What needs to be done. Give the data below again exactly as written, without its pictures.

+--

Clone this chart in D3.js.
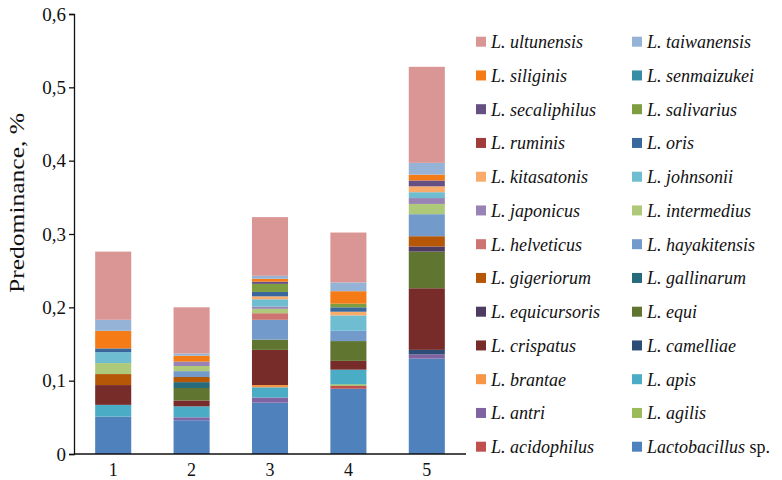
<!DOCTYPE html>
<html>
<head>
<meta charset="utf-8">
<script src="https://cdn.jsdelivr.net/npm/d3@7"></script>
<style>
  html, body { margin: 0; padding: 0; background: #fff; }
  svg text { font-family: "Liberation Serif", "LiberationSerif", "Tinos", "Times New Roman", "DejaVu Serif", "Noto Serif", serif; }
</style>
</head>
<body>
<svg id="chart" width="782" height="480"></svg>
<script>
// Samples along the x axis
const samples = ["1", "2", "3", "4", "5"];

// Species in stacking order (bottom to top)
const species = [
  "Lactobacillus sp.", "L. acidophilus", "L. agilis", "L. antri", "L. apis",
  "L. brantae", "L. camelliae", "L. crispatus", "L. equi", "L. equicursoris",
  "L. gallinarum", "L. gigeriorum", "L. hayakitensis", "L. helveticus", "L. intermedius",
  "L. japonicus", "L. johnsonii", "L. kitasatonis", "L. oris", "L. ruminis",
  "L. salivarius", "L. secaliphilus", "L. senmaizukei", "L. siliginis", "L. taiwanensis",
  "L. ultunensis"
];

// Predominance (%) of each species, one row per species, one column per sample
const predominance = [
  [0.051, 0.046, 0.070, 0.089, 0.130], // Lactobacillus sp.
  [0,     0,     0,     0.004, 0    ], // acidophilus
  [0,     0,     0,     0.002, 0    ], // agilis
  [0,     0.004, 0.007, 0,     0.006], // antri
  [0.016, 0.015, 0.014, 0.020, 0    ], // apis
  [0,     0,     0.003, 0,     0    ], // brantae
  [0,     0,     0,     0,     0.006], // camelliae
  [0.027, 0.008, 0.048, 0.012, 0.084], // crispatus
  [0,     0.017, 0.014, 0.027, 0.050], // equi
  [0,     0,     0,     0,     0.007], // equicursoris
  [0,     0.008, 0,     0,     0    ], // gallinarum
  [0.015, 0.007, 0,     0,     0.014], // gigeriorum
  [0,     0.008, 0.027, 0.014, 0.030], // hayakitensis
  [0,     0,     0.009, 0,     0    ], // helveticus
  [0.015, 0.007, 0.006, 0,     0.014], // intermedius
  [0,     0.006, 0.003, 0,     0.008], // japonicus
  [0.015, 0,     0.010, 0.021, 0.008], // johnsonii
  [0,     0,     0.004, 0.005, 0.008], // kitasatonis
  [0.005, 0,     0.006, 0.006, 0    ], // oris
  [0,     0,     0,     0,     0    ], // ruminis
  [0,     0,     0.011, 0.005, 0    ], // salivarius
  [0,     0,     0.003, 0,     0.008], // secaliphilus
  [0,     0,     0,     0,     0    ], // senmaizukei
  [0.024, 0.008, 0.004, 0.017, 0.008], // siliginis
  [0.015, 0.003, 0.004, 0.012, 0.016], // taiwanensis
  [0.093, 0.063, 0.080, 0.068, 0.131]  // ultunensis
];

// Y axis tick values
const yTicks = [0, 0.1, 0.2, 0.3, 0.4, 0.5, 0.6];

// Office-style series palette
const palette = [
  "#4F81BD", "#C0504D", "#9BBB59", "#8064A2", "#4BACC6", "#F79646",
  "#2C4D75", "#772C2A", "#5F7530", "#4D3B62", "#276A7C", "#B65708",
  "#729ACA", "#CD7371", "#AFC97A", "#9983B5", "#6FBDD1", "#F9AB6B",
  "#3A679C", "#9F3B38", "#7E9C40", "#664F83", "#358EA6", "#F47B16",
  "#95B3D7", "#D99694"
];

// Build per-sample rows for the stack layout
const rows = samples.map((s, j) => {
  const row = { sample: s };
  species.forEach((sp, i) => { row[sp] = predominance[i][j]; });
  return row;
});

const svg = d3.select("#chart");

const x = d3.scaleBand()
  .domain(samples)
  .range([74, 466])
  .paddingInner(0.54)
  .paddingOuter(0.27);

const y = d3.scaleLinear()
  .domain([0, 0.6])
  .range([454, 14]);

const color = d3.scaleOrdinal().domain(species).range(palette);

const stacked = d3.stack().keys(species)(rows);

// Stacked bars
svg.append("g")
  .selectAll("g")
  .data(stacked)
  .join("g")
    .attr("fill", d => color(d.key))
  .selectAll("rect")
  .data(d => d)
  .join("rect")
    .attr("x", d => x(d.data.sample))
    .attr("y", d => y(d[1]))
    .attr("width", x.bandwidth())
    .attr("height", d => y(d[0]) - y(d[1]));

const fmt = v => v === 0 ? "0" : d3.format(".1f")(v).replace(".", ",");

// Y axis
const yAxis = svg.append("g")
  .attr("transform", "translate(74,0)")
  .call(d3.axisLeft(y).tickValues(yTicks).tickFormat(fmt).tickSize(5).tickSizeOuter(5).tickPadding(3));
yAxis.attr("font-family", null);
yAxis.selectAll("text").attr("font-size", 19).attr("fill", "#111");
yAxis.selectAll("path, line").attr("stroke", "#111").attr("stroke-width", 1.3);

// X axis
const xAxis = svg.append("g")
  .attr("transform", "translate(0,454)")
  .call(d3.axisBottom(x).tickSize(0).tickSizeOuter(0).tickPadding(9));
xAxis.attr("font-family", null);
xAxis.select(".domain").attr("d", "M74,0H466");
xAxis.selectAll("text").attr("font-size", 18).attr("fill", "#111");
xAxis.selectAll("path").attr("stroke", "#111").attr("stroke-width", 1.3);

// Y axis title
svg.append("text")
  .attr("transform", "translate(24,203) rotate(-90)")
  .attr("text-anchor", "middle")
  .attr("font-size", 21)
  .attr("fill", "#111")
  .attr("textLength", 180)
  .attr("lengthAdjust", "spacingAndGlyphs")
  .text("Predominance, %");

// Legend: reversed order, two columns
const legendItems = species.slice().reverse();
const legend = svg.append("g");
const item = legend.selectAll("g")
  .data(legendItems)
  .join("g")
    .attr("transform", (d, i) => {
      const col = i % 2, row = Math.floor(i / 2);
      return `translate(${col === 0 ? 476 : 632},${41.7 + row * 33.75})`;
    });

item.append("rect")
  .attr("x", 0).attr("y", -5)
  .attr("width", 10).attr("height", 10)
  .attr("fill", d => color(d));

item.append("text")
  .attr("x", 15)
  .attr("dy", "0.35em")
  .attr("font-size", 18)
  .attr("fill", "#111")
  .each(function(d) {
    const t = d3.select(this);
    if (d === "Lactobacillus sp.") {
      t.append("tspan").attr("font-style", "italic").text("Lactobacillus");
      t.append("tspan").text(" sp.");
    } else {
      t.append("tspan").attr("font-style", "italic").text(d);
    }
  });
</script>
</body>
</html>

+--

Task solution.
Clone this chart in D3.js.
<!DOCTYPE html>
<html>
<head>
<meta charset="utf-8">
<script src="https://cdn.jsdelivr.net/npm/d3@7"></script>
<style>
  html, body { margin: 0; padding: 0; background: #fff; }
  svg text { font-family: "Liberation Serif", "LiberationSerif", "Tinos", "Times New Roman", "DejaVu Serif", "Noto Serif", serif; }
</style>
</head>
<body>
<svg id="chart" width="782" height="480"></svg>
<script>
// Samples along the x axis
const samples = ["1", "2", "3", "4", "5"];

// Species in stacking order (bottom to top)
const species = [
  "Lactobacillus sp.", "L. acidophilus", "L. agilis", "L. antri", "L. apis",
  "L. brantae", "L. camelliae", "L. crispatus", "L. equi", "L. equicursoris",
  "L. gallinarum", "L. gigeriorum", "L. hayakitensis", "L. helveticus", "L. intermedius",
  "L. japonicus", "L. johnsonii", "L. kitasatonis", "L. oris", "L. ruminis",
  "L. salivarius", "L. secaliphilus", "L. senmaizukei", "L. siliginis", "L. taiwanensis",
  "L. ultunensis"
];

// Predominance (%) of each species, one row per species, one column per sample
const predominance = [
  [0.051, 0.046, 0.070, 0.089, 0.130], // Lactobacillus sp.
  [0,     0,     0,     0.004, 0    ], // acidophilus
  [0,     0,     0,     0.002, 0    ], // agilis
  [0,     0.004, 0.007, 0,     0.006], // antri
  [0.016, 0.015, 0.014, 0.020, 0    ], // apis
  [0,     0,     0.003, 0,     0    ], // brantae
  [0,     0,     0,     0,     0.006], // camelliae
  [0.027, 0.008, 0.048, 0.012, 0.084], // crispatus
  [0,     0.017, 0.014, 0.027, 0.050], // equi
  [0,     0,     0,     0,     0.007], // equicursoris
  [0,     0.008, 0,     0,     0    ], // gallinarum
  [0.015, 0.007, 0,     0,     0.014], // gigeriorum
  [0,     0.008, 0.027, 0.014, 0.030], // hayakitensis
  [0,     0,     0.009, 0,     0    ], // helveticus
  [0.015, 0.007, 0.006, 0,     0.014], // intermedius
  [0,     0.006, 0.003, 0,     0.008], // japonicus
  [0.015, 0,     0.010, 0.021, 0.008], // johnsonii
  [0,     0,     0.004, 0.005, 0.008], // kitasatonis
  [0.005, 0,     0.006, 0.006, 0    ], // oris
  [0,     0,     0,     0,     0    ], // ruminis
  [0,     0,     0.011, 0.005, 0    ], // salivarius
  [0,     0,     0.003, 0,     0.008], // secaliphilus
  [0,     0,     0,     0,     0    ], // senmaizukei
  [0.024, 0.008, 0.004, 0.017, 0.008], // siliginis
  [0.015, 0.003, 0.004, 0.012, 0.016], // taiwanensis
  [0.093, 0.063, 0.080, 0.068, 0.131]  // ultunensis
];

// Y axis tick values
const yTicks = [0, 0.1, 0.2, 0.3, 0.4, 0.5, 0.6];

// Office-style series palette
const palette = [
  "#4F81BD", "#C0504D", "#9BBB59", "#8064A2", "#4BACC6", "#F79646",
  "#2C4D75", "#772C2A", "#5F7530", "#4D3B62", "#276A7C", "#B65708",
  "#729ACA", "#CD7371", "#AFC97A", "#9983B5", "#6FBDD1", "#F9AB6B",
  "#3A679C", "#9F3B38", "#7E9C40", "#664F83", "#358EA6", "#F47B16",
  "#95B3D7", "#D99694"
];

// Build per-sample rows for the stack layout
const rows = samples.map((s, j) => {
  const row = { sample: s };
  species.forEach((sp, i) => { row[sp] = predominance[i][j]; });
  return row;
});

const svg = d3.select("#chart");

const x = d3.scaleBand()
  .domain(samples)
  .range([74, 466])
  .paddingInner(0.54)
  .paddingOuter(0.27);

const y = d3.scaleLinear()
  .domain([0, 0.6])
  .range([454, 14]);

const color = d3.scaleOrdinal().domain(species).range(palette);

const stacked = d3.stack().keys(species)(rows);

// Stacked bars
svg.append("g")
  .selectAll("g")
  .data(stacked)
  .join("g")
    .attr("fill", d => color(d.key))
  .selectAll("rect")
  .data(d => d)
  .join("rect")
    .attr("x", d => x(d.data.sample))
    .attr("y", d => y(d[1]))
    .attr("width", x.bandwidth())
    .attr("height", d => y(d[0]) - y(d[1]));

const fmt = v => v === 0 ? "0" : d3.format(".1f")(v).replace(".", ",");

// Y axis
const yAxis = svg.append("g")
  .attr("transform", "translate(74,0)")
  .call(d3.axisLeft(y).tickValues(yTicks).tickFormat(fmt).tickSize(5).tickSizeOuter(5).tickPadding(3));
yAxis.attr("font-family", null);
yAxis.selectAll("text").attr("font-size", 19).attr("fill", "#111");
yAxis.selectAll("path, line").attr("stroke", "#111").attr("stroke-width", 1.3);

// X axis
const xAxis = svg.append("g")
  .attr("transform", "translate(0,454)")
  .call(d3.axisBottom(x).tickSize(0).tickSizeOuter(0).tickPadding(9));
xAxis.attr("font-family", null);
xAxis.select(".domain").attr("d", "M74,0H466");
xAxis.selectAll("text").attr("font-size", 18).attr("fill", "#111");
xAxis.selectAll("path").attr("stroke", "#111").attr("stroke-width", 1.3);

// Y axis title
svg.append("text")
  .attr("transform", "translate(24,203) rotate(-90)")
  .attr("text-anchor", "middle")
  .attr("font-size", 21)
  .attr("fill", "#111")
  .attr("textLength", 180)
  .attr("lengthAdjust", "spacingAndGlyphs")
  .text("Predominance, %");

// Legend: reversed order, two columns
const legendItems = species.slice().reverse();
const legend = svg.append("g");
const item = legend.selectAll("g")
  .data(legendItems)
  .join("g")
    .attr("transform", (d, i) => {
      const col = i % 2, row = Math.floor(i / 2);
      return `translate(${col === 0 ? 476 : 632},${41.7 + row * 33.75})`;
    });

item.append("rect")
  .attr("x", 0).attr("y", -5)
  .attr("width", 10).attr("height", 10)
  .attr("fill", d => color(d));

item.append("text")
  .attr("x", 15)
  .attr("dy", "0.35em")
  .attr("font-size", 18)
  .attr("fill", "#111")
  .each(function(d) {
    const t = d3.select(this);
    if (d === "Lactobacillus sp.") {
      t.append("tspan").attr("font-style", "italic").text("Lactobacillus");
      t.append("tspan").text(" sp.");
    } else {
      t.append("tspan").attr("font-style", "italic").text(d);
    }
  });
</script>
</body>
</html>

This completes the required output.